[Python-ideas] Assignment decorators (Re: The Descriptor Protocol...)

Larry Hastings larry at hastings.org
Tue Mar 8 02:24:49 CET 2011


On 03/07/2011 08:08 PM, Chris Kaynor wrote:
> You seemed to have missed the example of:
>
> lhs = @dec1 123
>
> which would produce
>
> dec1(classobject, 'lhs', 123)
>
> correct?

No, that was deliberately not part of my proposal.  My thinking: most of 
the time, this will be used in class scope for creating objects that 
have their own reasonable default values.  Why force people to type in a 
default value that 99% of the time you don't care about?  Allowing you 
to override this default value would be done by making the decorator 
callable and return a callable, like

    lhs = @dec1(123)


Also, I thought the "@dec1 123" style just looked too weird.  I admit it 
isn't that much weirder than what I already proposed.

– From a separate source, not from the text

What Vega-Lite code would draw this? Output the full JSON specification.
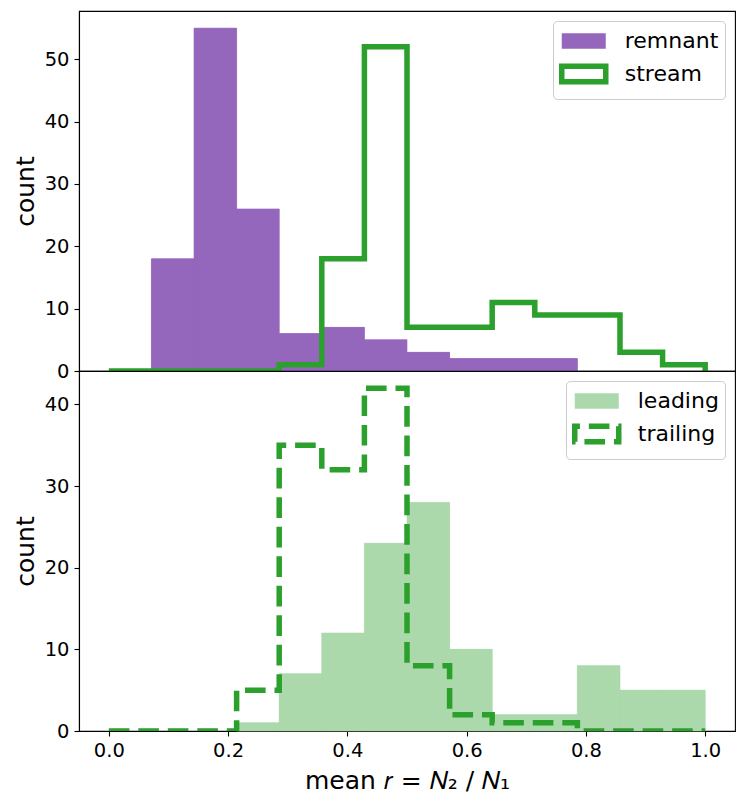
{
  "$schema": "https://vega.github.io/schema/vega-lite/v6.json",
  "padding": {"left": 12, "top": 10, "right": 5, "bottom": 0},
  "spacing": 0,
  "bounds": "flush",
  "datasets": {
    "remnant": [
      {"series": "remnant", "lo": 0.0714286, "hi": 0.1428571, "count": 18},
      {"series": "remnant", "lo": 0.1428571, "hi": 0.2142857, "count": 55},
      {"series": "remnant", "lo": 0.2142857, "hi": 0.2857143, "count": 26},
      {"series": "remnant", "lo": 0.2857143, "hi": 0.3571429, "count": 6},
      {"series": "remnant", "lo": 0.3571429, "hi": 0.4285714, "count": 7},
      {"series": "remnant", "lo": 0.4285714, "hi": 0.5, "count": 5},
      {"series": "remnant", "lo": 0.5, "hi": 0.5714286, "count": 3},
      {"series": "remnant", "lo": 0.5714286, "hi": 0.6428571, "count": 2},
      {"series": "remnant", "lo": 0.6428571, "hi": 0.7142857, "count": 2},
      {"series": "remnant", "lo": 0.7142857, "hi": 0.7857143, "count": 2}
    ],
    "stream": [
      {"series": "stream", "edge": 0, "count": 0},
      {"series": "stream", "edge": 0.0714286, "count": 0},
      {"series": "stream", "edge": 0.1428571, "count": 0},
      {"series": "stream", "edge": 0.2142857, "count": 0},
      {"series": "stream", "edge": 0.2857143, "count": 1},
      {"series": "stream", "edge": 0.3571429, "count": 18},
      {"series": "stream", "edge": 0.4285714, "count": 52},
      {"series": "stream", "edge": 0.5, "count": 7},
      {"series": "stream", "edge": 0.5714286, "count": 7},
      {"series": "stream", "edge": 0.6428571, "count": 11},
      {"series": "stream", "edge": 0.7142857, "count": 9},
      {"series": "stream", "edge": 0.7857143, "count": 9},
      {"series": "stream", "edge": 0.8571429, "count": 3},
      {"series": "stream", "edge": 0.9285714, "count": 1},
      {"series": "stream", "edge": 1.0, "count": 0}
    ],
    "leading": [
      {"series": "leading", "lo": 0.2142857, "hi": 0.2857143, "count": 1},
      {"series": "leading", "lo": 0.2857143, "hi": 0.3571429, "count": 7},
      {"series": "leading", "lo": 0.3571429, "hi": 0.4285714, "count": 12},
      {"series": "leading", "lo": 0.4285714, "hi": 0.5, "count": 23},
      {"series": "leading", "lo": 0.5, "hi": 0.5714286, "count": 28},
      {"series": "leading", "lo": 0.5714286, "hi": 0.6428571, "count": 10},
      {"series": "leading", "lo": 0.6428571, "hi": 0.7142857, "count": 2},
      {"series": "leading", "lo": 0.7142857, "hi": 0.7857143, "count": 2},
      {"series": "leading", "lo": 0.7857143, "hi": 0.8571429, "count": 8},
      {"series": "leading", "lo": 0.8571429, "hi": 0.9285714, "count": 5},
      {"series": "leading", "lo": 0.9285714, "hi": 1.0, "count": 5}
    ],
    "trailing": [
      {"series": "trailing", "edge": 0, "count": 0},
      {"series": "trailing", "edge": 0.0714286, "count": 0},
      {"series": "trailing", "edge": 0.1428571, "count": 0},
      {"series": "trailing", "edge": 0.2142857, "count": 5},
      {"series": "trailing", "edge": 0.2857143, "count": 35},
      {"series": "trailing", "edge": 0.3571429, "count": 32},
      {"series": "trailing", "edge": 0.4285714, "count": 42},
      {"series": "trailing", "edge": 0.5, "count": 8},
      {"series": "trailing", "edge": 0.5714286, "count": 2},
      {"series": "trailing", "edge": 0.6428571, "count": 1},
      {"series": "trailing", "edge": 0.7142857, "count": 1},
      {"series": "trailing", "edge": 0.7857143, "count": 0},
      {"series": "trailing", "edge": 0.8571429, "count": 0},
      {"series": "trailing", "edge": 0.9285714, "count": 0},
      {"series": "trailing", "edge": 1.0, "count": 0}
    ]
  },
  "config": {
    "font": "DejaVu Sans",
    "view": {"stroke": "black", "strokeWidth": 1.1},
    "axis": {
      "grid": false,
      "labelFont": "DejaVu Sans",
      "labelFontSize": 19.5,
      "labelColor": "black",
      "tickColor": "black",
      "domainColor": "black",
      "tickSize": 5,
      "tickWidth": 1.1,
      "domainWidth": 1.1,
      "labelPadding": 5,
      "titleFont": "DejaVu Sans",
      "titleFontSize": 25,
      "titleFontWeight": "normal",
      "titleColor": "black"
    },
    "legend": {
      "labelFont": "DejaVu Sans",
      "labelFontSize": 22,
      "labelColor": "black",
      "padding": 6,
      "strokeColor": "#cccccc",
      "fillColor": "rgba(255,255,255,0.8)",
      "cornerRadius": 4,
      "offset": 10,
      "rowPadding": -6.5
    }
  },
  "resolve": {
    "scale": {"fill": "independent", "stroke": "independent"},
    "legend": {"fill": "independent", "stroke": "independent"}
  },
  "vconcat": [
    {
      "width": 656,
      "height": 360,
      "layer": [
        {
          "data": {"name": "remnant"},
          "mark": {"type": "rect"},
          "encoding": {
            "x": {"field": "lo", "type": "quantitative", "scale": {"domain": [-0.05, 1.05], "nice": false, "zero": false}, "axis": null},
            "x2": {"field": "hi"},
            "y": {"field": "count", "type": "quantitative", "scale": {"domain": [0, 57.75], "nice": false}, "axis": {"values": [0, 10, 20, 30, 40, 50], "title": "count", "titlePadding": 6}},
            "y2": {"datum": 0},
            "fill": {
              "field": "series", "type": "nominal",
              "scale": {"domain": ["remnant", "stream"], "range": ["#9467bd", "transparent"]},
              "legend": {
                "title": null, "orient": "top-right",
                "symbolType": "M-2,-0.7H2V0.7H-2Z", "symbolSize": 484, "symbolStrokeWidth": 5.5,
                "symbolOffset": 10.75, "labelOffset": 27
              }
            }
          }
        },
        {
          "data": {"name": "remnant"},
          "mark": {"type": "rect", "stroke": "#9467bd", "strokeWidth": 0.6},
          "encoding": {
            "x": {"field": "lo", "type": "quantitative", "scale": {"domain": [-0.05, 1.05], "nice": false, "zero": false}, "axis": null},
            "x2": {"field": "hi"},
            "y": {"field": "count", "type": "quantitative", "scale": {"domain": [0, 57.75], "nice": false}},
            "y2": {"datum": 0},
            "fill": {"field": "series", "type": "nominal", "legend": null}
          }
        },
        {
          "data": {"name": "stream"},
          "mark": {"type": "line", "interpolate": "step-after", "strokeWidth": 5.5, "clip": true, "strokeJoin": "miter", "strokeCap": "butt"},
          "encoding": {
            "x": {"field": "edge", "type": "quantitative", "scale": {"domain": [-0.05, 1.05], "nice": false, "zero": false}, "axis": null},
            "y": {"field": "count", "type": "quantitative", "scale": {"domain": [0, 57.75], "nice": false}},
            "stroke": {
              "field": "series", "type": "nominal",
              "scale": {"domain": ["remnant", "stream"], "range": ["transparent", "#2ca02c"]},
              "legend": {
                "title": null, "orient": "top-right",
                "symbolType": "M-2,-0.7H2V0.7H-2Z", "symbolSize": 484, "symbolStrokeWidth": 5.5,
                "symbolOffset": 10.75, "labelOffset": 27
              }
            }
          }
        }
      ]
    },
    {
      "width": 656,
      "height": 360,
      "layer": [
        {
          "data": {"name": "leading"},
          "mark": {"type": "rect"},
          "encoding": {
            "x": {"field": "lo", "type": "quantitative", "scale": {"domain": [-0.05, 1.05], "nice": false, "zero": false},
                  "axis": {"values": [0, 0.2, 0.4, 0.6, 0.8, 1.0], "format": ".1f", "labelFlush": false, "title": "mean 𝑟 = 𝑁₂ / 𝑁₁", "titlePadding": 9}},
            "x2": {"field": "hi"},
            "y": {"field": "count", "type": "quantitative", "scale": {"domain": [0, 44.1], "nice": false}, "axis": {"values": [0, 10, 20, 30, 40], "title": "count", "titlePadding": 6}},
            "y2": {"datum": 0},
            "fill": {
              "field": "series", "type": "nominal",
              "scale": {"domain": ["leading", "trailing"], "range": ["#abd9ab", "transparent"]},
              "legend": {
                "title": null, "orient": "top-right",
                "symbolType": "M-2,0.7V-0.7H2V0.7Z", "symbolSize": 484, "symbolStrokeWidth": 5.5,
                "symbolOffset": 10.75, "labelOffset": 27, "symbolDash": [20.6, 8.9]
              }
            }
          }
        },
        {
          "data": {"name": "leading"},
          "mark": {"type": "rect", "stroke": "#abd9ab", "strokeWidth": 0.6},
          "encoding": {
            "x": {"field": "lo", "type": "quantitative", "scale": {"domain": [-0.05, 1.05], "nice": false, "zero": false}},
            "x2": {"field": "hi"},
            "y": {"field": "count", "type": "quantitative", "scale": {"domain": [0, 44.1], "nice": false}},
            "y2": {"datum": 0},
            "fill": {"field": "series", "type": "nominal", "legend": null}
          }
        },
        {
          "data": {"name": "trailing"},
          "mark": {"type": "line", "interpolate": "step-after", "strokeWidth": 5.5, "clip": true, "strokeJoin": "miter", "strokeCap": "butt", "strokeDash": [20.6, 8.9]},
          "encoding": {
            "x": {"field": "edge", "type": "quantitative", "scale": {"domain": [-0.05, 1.05], "nice": false, "zero": false}},
            "y": {"field": "count", "type": "quantitative", "scale": {"domain": [0, 44.1], "nice": false}},
            "stroke": {
              "field": "series", "type": "nominal",
              "scale": {"domain": ["leading", "trailing"], "range": ["transparent", "#2ca02c"]},
              "legend": {
                "title": null, "orient": "top-right",
                "symbolType": "M-2,0.7V-0.7H2V0.7Z", "symbolSize": 484, "symbolStrokeWidth": 5.5,
                "symbolOffset": 10.75, "labelOffset": 27, "symbolDash": [20.6, 8.9]
              }
            }
          }
        }
      ]
    }
  ]
}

However, if there are great uses for assignment decorators outside class 
scope, perhaps we need this original rhs.  Other folks have pointed 
out--what does something like this mean?

    c = Class()
    c.member = @dec

Does dec get 'c.member'?  Is this useful for anything?  Shall we narrow 
the use of assignment decorators to just class scope?


On 03/07/2011 08:08 PM, Joao S. O. Bueno wrote:
> What you are calling "classobject" simply don't exist at this stage
> wen creating a new class.

Toldja it probably wasn't a good idea!

> This is Python, where function calls has "(" .

I'm not sure if this is part of a default signature or a rejoinder to 
me.  If the latter, let me point out that class/function decorators are 
already function calls without parentheses; it seems natural enough that 
assignment decorators would similarly lack them.